Espectadores mais atentos verão ecos de “Kung Fu contra as Bonecas” (1975), o cult com o próprio Stuart, Helena Ramos e o inacreditável Maurício do Valle. No entanto, não esperem cartilha cor de rosa, ou Fofão se engraçando em uma vaga homoerótica. Caminham por vales, andam a dar com o pau. Depois um garotinho manipula nunchakus, rodando ao léu.

Sinceramente, não posso imaginar outro sonho de consumo para o menino. Emendar um Bruce Lee, catar de sopapo os vilões que no fim do expediente engoliam rabos-de-galo poderosos no bar Soberano. Adriano Stuart soube tratar da autoestima da criançada, torná-las protagonistas junto com Fofão no mesmo grau de imaturidade, na mesma vontade de ajudar.

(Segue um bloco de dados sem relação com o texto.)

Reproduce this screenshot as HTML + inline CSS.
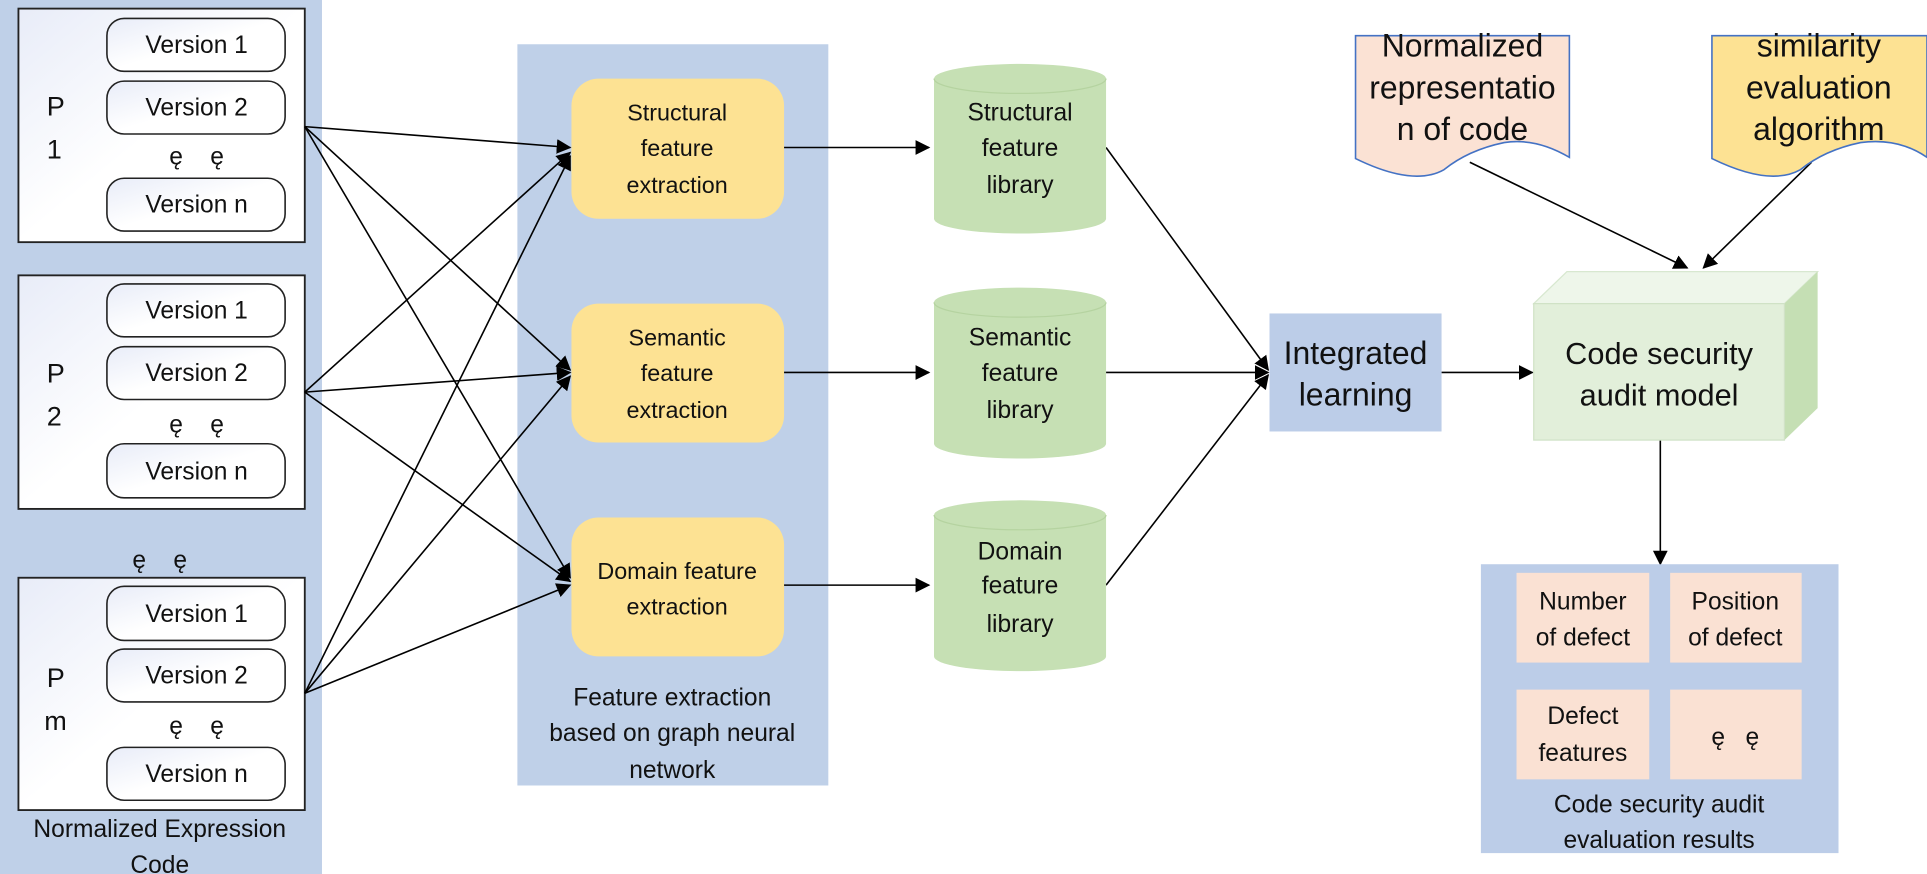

Entram de repente os grugrugrus de Fofolo, grande parceiro da Fofolândia, um ser de poucos centímetros e coberto de pelos. Sabe-se lá quem deu vida ao querido animal. Talvez um anão, talvez uma criança. Eles dançam com a trilha sonora de Terry Winter e Neil Bernard, a dupla de brasileiros, autores de “Summer Holiday”, hit wonder de 1972. Como a realidade aparece unicamente para distorcer os sentidos, ainda se pode esperar que Fofão pule umas cambalhotas até o fim do LP, demore para retornar ao almoço cozinhado pela mãe e proteja com as patas vermelhas o que resta de nossa melancólica idade adulta.


PS - Esse post encerra nossa série sobre o cinema infantil e também o ano de 2011. Um feliz 2012 a todos os leitores! O blog volta em meados de janeiro.

4 comentários:

Fofão disse...

Obrigado pela lembrança, querida Andrea. É duro ser uma ex-celebridade.

Sergio Andrade disse...

Excelente post para encerrar o ano com chave de ouro!

Feliz 2012, Andrea!

Bjs

Anônimo disse...

O Fofão tinha a sua função na nossa infância.

Andrea Ormond disse...

Querido Fofão, eu consegui ser imparcial, mesmo emocionada com a vossa excelsa figura.

Valeu, Sergio. Um feliz 2012 para você e para o Kinocrazy! Bjs

Anônimo, ele está nos observando. Provavelmente chorando, com tanto carinho.